The clubs industry’s ongoing campaign to oppose poker machine reforms is fast becoming little more than slapstick comedy. It seems that no matter what they do or say, they manage to trip themselves up in spectacular fashion. It’s a farce; I almost feel embarrassed for them.
It was on a Sunday two weeks ago that they made their “AFL” mistake. A Samantha Maiden story in the News Ltd press, accompanied by a crowing Clubs Australia media release, trumpeted that the AFL was joining the NRL in their allegiance to the clubs’ campaign. There would be ads, there would be protests… there would be glorious mayhem, all in Grand Final week. Well there was mayhem all right, but not what they expected. Just about every media organisation, newspaper, radio station and website in the country picked up on the “story” and ran with it… only for AFL boss Andrew Demetriou to stand up the following day and categorically deny ALL of it. That was the day he infamously told “that bloke” (Anthony Ball) from Clubs Australia to “just shut up.” And THAT was a quote that ricochetted around the nation.
(So far, I’ve resisted the urge to say “I told you so”… I called bullshit on that story before lunchtime on Sunday, well before most of the press had jumped on board. Nice to be proven right!)
You’d think the clubs would have learned to be careful after that… but no. This weekend just gone by is proof that they just don’t learn. Sunday morning rolled around and again we were treated to a Samantha Maiden story, this time telling us how Clubs Australia was willing to help organise trials of mandatory pre-commitment technology, in order to prove that the scheme wouldn’t work. Anthony Ball was again front and centre, talking about “Andrew Wilkie’s experimental technology” and the need for a trial before “billions are spent and permanent damage is done.”
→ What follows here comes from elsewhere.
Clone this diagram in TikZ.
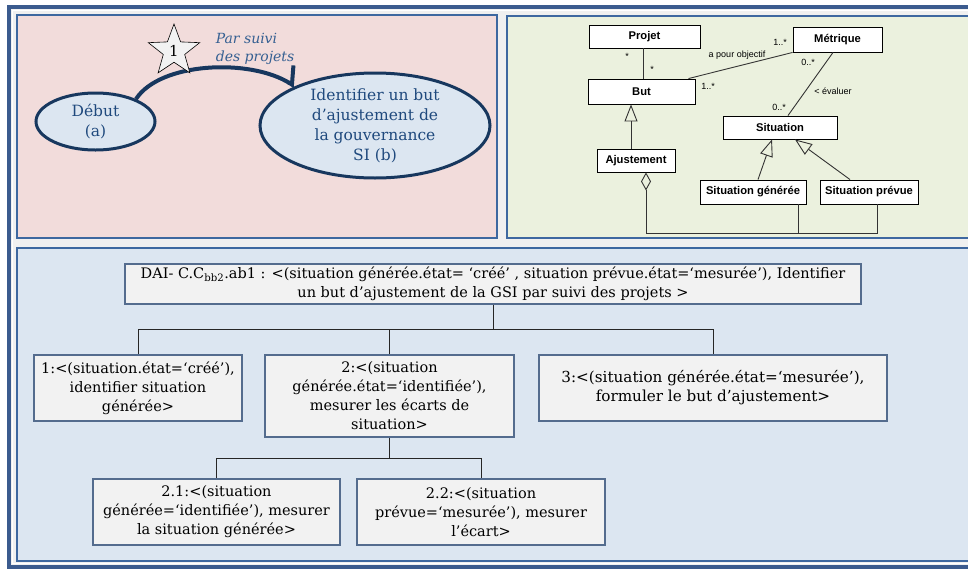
\documentclass[tikz,border=0pt]{standalone}
\usepackage{fontspec}
\setmainfont{DejaVu Serif}
\setsansfont{Liberation Sans}
\usepackage{tikz}
\usetikzlibrary{shapes.geometric, arrows.meta, positioning, calc}
\definecolor{cadreBleu}{RGB}{59,91,142}
\definecolor{bordBleu}{RGB}{62,104,160}
\definecolor{fondGris}{RGB}{240,240,240}
\definecolor{fondRose}{RGB}{242,220,219}
\definecolor{fondVert}{RGB}{235,241,222}
\definecolor{fondBleu}{RGB}{220,230,241}
\definecolor{bleuNuit}{RGB}{23,55,94}
\definecolor{bleuTexte}{RGB}{31,73,125}
\definecolor{bleuItal}{RGB}{54,96,146}
\definecolor{bordBoite}{RGB}{84,108,142}
\definecolor{fondBoite}{RGB}{242,242,242}
\tikzset{
  gv/panel/.style={draw=bordBleu, line width=1.6pt},
  gv/etat/.style={ellipse, draw=bleuNuit, fill=fondBleu, line width=3pt,
    inner sep=0pt, align=center,
    font=\fontsize{15.5}{20}\selectfont\color{bleuTexte}},
  gv/fleche/.style={-{Straight Barb[left, length=9pt, width=34pt]},
    draw=bleuNuit, line width=4pt},
  gv/etoile/.style={star, star points=5, star point ratio=2.4, draw=black,
    fill=fondBoite, line width=0.6pt, minimum size=54pt, inner sep=0pt,
    font=\fontsize{15}{18}\selectfont},
  gv/note/.style={align=left, inner sep=0pt,
    font=\fontsize{14}{18}\selectfont\itshape\color{bleuItal}},
  uml/classe/.style={rectangle, draw=black, fill=white, line width=0.9pt,
    inner sep=0pt, font=\sffamily\bfseries\fontsize{11.2}{13}\selectfont},
  uml/lien/.style={draw=black!80, line width=0.9pt},
  uml/herit/.style={uml/lien, -{Triangle[open, length=17pt, width=13pt]}},
  uml/agreg/.style={uml/lien, {Diamond[open, length=18pt, width=10pt]}-},
  uml/lbl/.style={inner sep=0pt, font=\sffamily\fontsize{9}{10}\selectfont},
  dai/boite/.style={rectangle, draw=bordBoite, fill=fondBoite, line width=1.2pt,
    align=center, inner sep=0pt, font=\fontsize{14.5}{19}\selectfont},
  dai/trait/.style={draw=black!85, line width=1pt}
}

\begin{document}
\begin{tikzpicture}[x=1pt, y=-1pt]
  \useasboundingbox (0,0) rectangle (968,568);
  \clip (0,0) rectangle (968,568);
  % cadre et panneaux
  \draw[cadreBleu, fill=fondGris, line width=4pt] (9,7) rectangle (990,567);
  \draw[white, line width=1pt] (12.5,10.5) rectangle (990,563.5);
  \draw[gv/panel, fill=fondRose] (17,15) rectangle (497,238);
  \draw[gv/panel, fill=fondVert] (507,16) rectangle (990,238);
  \draw[gv/panel, fill=fondBleu] (17,248) rectangle (990,561);

  % carte
  \node[gv/etat, minimum width=119pt, minimum height=57pt] (debut)
    at (95.5,121.5) {Début\\(a)};
  \node[gv/etat, minimum width=230pt, minimum height=105pt,
    inner xsep=4pt, inner ysep=-3pt] (butgsi)
    at (375,125.5) {Identifier un but\\d’ajustement de\\la gouvernance\\SI (b)};
  \draw[gv/fleche] (debut.29) .. controls (160,62) and (250,58) .. (butgsi.154);
  \node[gv/etoile] (etape) at (174,51) {1};
  \node[gv/note] (strategie) at (255,49) {Par suivi\\des projets};

  % modele UML
  \node[uml/classe, minimum width=111pt, minimum height=23pt] (projet)
    at (644.5,36.5) {Projet};
  \node[uml/classe, minimum width=89pt, minimum height=25pt] (metrique)
    at (837.5,39.5) {Métrique};
  \node[uml/classe, minimum width=107pt, minimum height=25pt] (but)
    at (641.5,91.5) {But};
  \node[uml/classe, minimum width=114pt, minimum height=23pt] (situation)
    at (780,127.5) {Situation};
  \node[uml/classe, minimum width=78pt, minimum height=23pt] (ajustement)
    at (636,160.5) {Ajustement};
  \node[uml/classe, minimum width=106pt, minimum height=24pt] (sitgen)
    at (753,192) {Situation générée};
  \node[uml/classe, minimum width=98pt, minimum height=24pt] (sitprev)
    at (869,192) {Situation prévue};

  \draw[uml/lien] ([xshift=-1.5pt]projet.south) -- ([xshift=1.5pt]but.north);
  \draw[uml/lien] ([xshift=-7pt]but.north east) -- (metrique.south west);
  \draw[uml/lien] ([xshift=-4.5pt]metrique.south) -- ([xshift=8pt]situation.north);
  \draw[uml/herit] ([xshift=-5pt]ajustement.north) -- ([xshift=-5pt]ajustement.north |- but.south);
  \draw[uml/herit] ([xshift=5pt]sitgen.north) -- ([xshift=-8pt]situation.south);
  \draw[uml/herit] ([xshift=-19pt]sitprev.north) -- ([xshift=15pt]situation.south);
  \draw[uml/agreg] ([xshift=10pt]ajustement.south) -- ++(0,61) coordinate (agg)
    -| ([xshift=8pt]sitprev.south);
  \draw[uml/lien] ([xshift=45pt]sitgen.south) -- ([xshift=45pt]sitgen.south |- agg);

  \node[uml/lbl] (mProjet) at (627,56) {*};
  \node[uml/lbl] (mBut) at (652,69) {*};
  \node[uml/lbl] (objectif) at (737,55) {a pour objectif};
  \node[uml/lbl] (mMetA) at (780,42) {1..*};
  \node[uml/lbl] (mButB) at (708,86) {1..*};
  \node[uml/lbl] (mMetB) at (808,62) {0..*};
  \node[uml/lbl] (mSit) at (779,107) {0..*};
  \node[uml/lbl] (evaluer) at (833,91) {< évaluer};

  % arbre de decomposition
  \node[dai/boite, minimum width=736pt, minimum height=40pt] (dai) at (493,284)
    {DAI- C.C\textsubscript{bb2}.ab1 : <(situation générée.état= ‘créé’ , situation prévue.état=‘mesurée’), Identifier\\
     un but d’ajustement de la GSI par suivi des projets >};
  \node[dai/boite, minimum width=208pt, minimum height=66pt] (b1) at (138,388)
    {1:<(situation.état=‘créé’),\\identifier situation\\générée>};
  \node[dai/boite, minimum width=249pt, minimum height=82pt] (b2) at (389.5,396)
    {2:<(situation\\générée.état=‘identifiée’),\\mesurer les écarts de\\situation>};
  \node[dai/boite, minimum width=348pt, minimum height=66pt,
    font=\fontsize{15.2}{19}\selectfont] (b3) at (713,388)
    {3:<(situation générée.état=‘mesurée’),\\formuler le but d’ajustement>};
  \node[dai/boite, minimum width=247pt, minimum height=66pt] (b21) at (216.5,512)
    {2.1:<(situation\\générée=‘identifiée’), mesurer\\la situation générée>};
  \node[dai/boite, minimum width=248pt, minimum height=66pt] (b22) at (481,512)
    {2.2:<(situation\\prévue=‘mesurée’), mesurer\\l’écart>};

  \draw[dai/trait] (dai.south) -- ++(0,25) coordinate (bus1);
  \draw[dai/trait] (bus1) -| (b1.north);
  \draw[dai/trait] (bus1) -| (b2.north);
  \draw[dai/trait] (bus1) -| (b3.north);
  \draw[dai/trait] (b2.south) -- ++(0,21) coordinate (bus2);
  \draw[dai/trait] (bus2) -| (b21.north);
  \draw[dai/trait] (bus2) -| (b22.north);
\end{tikzpicture}
\end{document}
There is an awful lot wrong with this stance by the clubs. They have previously slammed the government for NOT trying to arrange a trial, even though the government had actually tried to trial the technology in Tasmania… only to be rejected by the industry. They have also previously claimed that if the government DID arrange a trial, it was proof that they had no confidence in their reforms. And their bias towards conducting a trial to prove that the scheme “wouldn’t work” is at complete odds with the government’s long-held position that any trial would be focussed solely on fine-tuning the technology for the best final solution.
But all that fades into insignificance… because on Saturday evening, before the Clubs Australia pre-commitment trial story went to air, this happened.
An internal briefing document, prepared by Club Training Australia and presented at a Clubs Qld seminar in July, was accidentally posted on the Clubs QLD website… and it made fascinating reading. The first I heard of it was when it was posted on Twitter, and of course from there it went far and wide very quickly. Titled “Future Directions”, it covered upcoming regulatory changes facing the clubs industry, and how to handle them.
Low-intensity machines ($1 maximum bets) were specifically mentioned, along with the fact that they would NOT require mandatory pre-commitment… despite Clubs Australia consistently denying that they exist, or could be part of the solution.
Analysis was made of expected club profits should the reforms take place… and found that clubs could still expect to be profitable whether the reforms were partially or fully implemented.
The potential reduction of gaming revenue was predicted to be 10% to 20%… a far cry from the 40% to 60% that Clubs Australia has been screaming about for months.
A number of strategies were put forward to circumvent ATM bans and restrictions, despite the fact that these restrictions are designed to help poker machine addicts and problem gamblers… strategies that include mobile ATMs that could be towed from venue to venue. Now that’s just mercenary.
Mind you, we already have mobile betting kiosks that circle the stadiums before AFL and NRL games… so don’t rule it out.
(picture courtesy of @mrtiedt)
The briefing paper also contained analysis of the potential impact of the carbon tax on the gaming industry, as well as the current review of “not-for-profit” taxation rules… something that understandably strikes fear into the hearts of the clubs industry. But as far as the current reforms go, this document was quite clear: the expected impact will be nowhere near as severe as Clubs Australia claim.
By Sunday lunchtime, everyone was talking about the clubs… but they weren’t talking about the pre-commitment trials. No, they were talking about the briefing paper. They were talking about the much lower predicted impact on clubs profitability. They were talking about the lies.
Too late, Clubs Qld swung into damage control. Having already said that presenters at the July seminar (including Club Training Australia, who have a long association with Clubs Qld) were commissioned for their expertise, Clubs Qld boss Doug Flockhart recanted and claimed that this presentation was “not commissioned” by his organisation.
Flockhart also said that “Clubs Queensland is a fully transparent organisation and is comfortable with these documents being open to the public, including all media.” Which is kind of funny, as the briefing paper quickly vanished from the Clubs Qld website. So too did a “Media Relations” guide, which gave Clubs Qld staff tips on how to handle the media… including writing their articles for them, and striving to get media releases into the news because people would assume they were factual.
So… another weekend, another major announcement, another embarrassing custard pie in the face. I wonder what comedy gold Clubs Australia are going to bring us next weekend?